■ Problem to solve
Reproduce nothing but the lines from the start of the material through the line that includes "const tickY = yMax", both ends included, and omit every picture.
--- start ---
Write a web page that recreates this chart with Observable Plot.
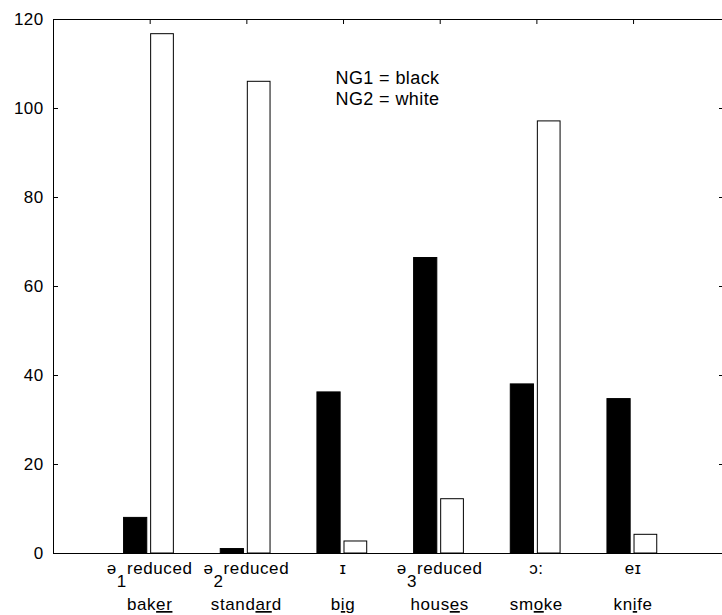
<!DOCTYPE html>
<html><head><meta charset="utf-8">
<script src="https://cdn.jsdelivr.net/npm/d3@7"></script>
<script src="https://cdn.jsdelivr.net/npm/@observablehq/plot@0.6"></script>
<style>
html,body{margin:0;padding:0;overflow:hidden;background:#fff;}
#chart svg{display:block;}
</style></head><body><div id="chart"></div>
<script>
// ---- data ----
const categories = [1, 2, 3, 4, 5, 6];
const symbols = ["ə", "ə", "ɪ", "ə", "ɔ:", "eɪ"];
const subscripts = ["1", "2", "", "3", "", ""];
const suffixes = ["reduced", "reduced", "", "reduced", "", ""];
const words = ["baker", "standard", "big", "houses", "smoke", "knife"];
const underlined = [[3, 5], [5, 7], [1, 2], [4, 5], [2, 3], [2, 3]]; // letter ranges underlined
const ng1 = [8, 1, 36.2, 66.4, 38, 34.7];      // black bars
const ng2 = [116.7, 106, 2.7, 12.2, 97.1, 4.2]; // white bars
const yTicks = [0, 20, 40, 60, 80, 100, 120];
const legendLines = ["NG1 = black", "NG2 = white"];

const data = categories.map((c, i) => ({c, ng1: ng1[i], ng2: ng2[i]}));
const FONT = "'Liberation Sans', Arial, 'DejaVu Sans', sans-serif";

const W = 722, H = 615, ML = 53, MR = 0, MT = 19, MB = 62;
const xMax = 6.92, yMax = 120;
const tickX = xMax * 5 / (W - ML - MR);   // 5px in x data units
const tickXr = xMax * 3 / (W - ML - MR);  // 3px
const tickY = yMax * 5 / (H - MT - MB);   // 5px in y data units

const plot = Plot.plot({
  width: W, height: H,
  marginLeft: ML, marginRight: MR, marginTop: MT, marginBottom: MB,
  style: {fontFamily: FONT, fontSize: "17px", color: "black", background: "white"},
  x: {domain: [0, xMax], axis: null},
  y: {domain: [0, yMax], axis: null},
  marks: [
    Plot.rectY(data, {x1: d => d.c - 0.27, x2: d => d.c - 0.03, y: "ng1", fill: "black", stroke: "black", strokeWidth: 1}),
    Plot.rectY(data, {x1: d => d.c + 0.01, x2: d => d.c + 0.245, y: "ng2", fill: "white", stroke: "black", strokeWidth: 1}),
    // box: left, bottom and top edges (the right edge lies outside the window)
    Plot.ruleY([0, yMax], {y: d => d, stroke: "black", strokeWidth: 1}),
    Plot.ruleX([0], {x: d => d, stroke: "black", strokeWidth: 1}),
    // inward ticks
    Plot.ruleY(yTicks, {y: d => d, x1: d => 0, x2: d => tickX, stroke: "black", strokeWidth: 1}),
    Plot.ruleY(yTicks, {y: d => d, x1: d => xMax - tickXr, x2: d => xMax, stroke: "black", strokeWidth: 1}),
    Plot.ruleX(categories, {x: d => d, y1: d => yMax - tickY, y2: d => yMax, stroke: "black", strokeWidth: 1}),
    // y labels
    Plot.axisY(yTicks, {anchor: "left", tickSize: 0, tickPadding: 10, fontSize: 17, fill: "black"}),
    Plot.text([legendLines.join("\n")], {frameAnchor: "top-left", lineAnchor: "middle", dx: 282, dy: 68, lineHeight: 1.17, fontSize: 18, textAnchor: "start", fill: "black"})
  ]
});
plot.style.letterSpacing = "0.4px";
document.getElementById("chart").appendChild(plot);

// category labels (two lines, with subscripts and underlined letters), placed with the plot's scales
const xs = plot.scale("x"), ys = plot.scale("y");
const base = ys.apply(0);
const g = d3.select(plot).append("g")
  .attr("aria-label", "category labels")
  .attr("font-family", FONT).attr("font-size", 17).attr("fill", "black")
  .attr("letter-spacing", "0.6px")
  .attr("text-anchor", "middle");
categories.forEach((c, i) => {
  const x = xs.apply(c);
  const t1 = g.append("text").attr("x", x).attr("y", base + 21);
  t1.append("tspan").text(symbols[i]);
  if (subscripts[i]) {
    t1.append("tspan").attr("dy", 13).text(subscripts[i]);
    t1.append("tspan").attr("dy", -13).text(suffixes[i]);
  }
  const w = words[i], [a, b] = underlined[i];
  const t2 = g.append("text").attr("x", x).attr("y", base + 57);
  t2.append("tspan").text(w.slice(0, a));
  t2.append("tspan").style("text-decoration", "underline").text(w.slice(a, b));
  t2.append("tspan").text(w.slice(b));
});
</script></body></html>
--- end ---
■ Correct result
Write a web page that recreates this chart with Observable Plot.
<!DOCTYPE html>
<html><head><meta charset="utf-8">
<script src="https://cdn.jsdelivr.net/npm/d3@7"></script>
<script src="https://cdn.jsdelivr.net/npm/@observablehq/plot@0.6"></script>
<style>
html,body{margin:0;padding:0;overflow:hidden;background:#fff;}
#chart svg{display:block;}
</style></head><body><div id="chart"></div>
<script>
// ---- data ----
const categories = [1, 2, 3, 4, 5, 6];
const symbols = ["ə", "ə", "ɪ", "ə", "ɔ:", "eɪ"];
const subscripts = ["1", "2", "", "3", "", ""];
const suffixes = ["reduced", "reduced", "", "reduced", "", ""];
const words = ["baker", "standard", "big", "houses", "smoke", "knife"];
const underlined = [[3, 5], [5, 7], [1, 2], [4, 5], [2, 3], [2, 3]]; // letter ranges underlined
const ng1 = [8, 1, 36.2, 66.4, 38, 34.7];      // black bars
const ng2 = [116.7, 106, 2.7, 12.2, 97.1, 4.2]; // white bars
const yTicks = [0, 20, 40, 60, 80, 100, 120];
const legendLines = ["NG1 = black", "NG2 = white"];

const data = categories.map((c, i) => ({c, ng1: ng1[i], ng2: ng2[i]}));
const FONT = "'Liberation Sans', Arial, 'DejaVu Sans', sans-serif";

const W = 722, H = 615, ML = 53, MR = 0, MT = 19, MB = 62;
const xMax = 6.92, yMax = 120;
const tickX = xMax * 5 / (W - ML - MR);   // 5px in x data units
const tickXr = xMax * 3 / (W - ML - MR);  // 3px
const tickY = yMax * 5 / (H - MT - MB);   // 5px in y data units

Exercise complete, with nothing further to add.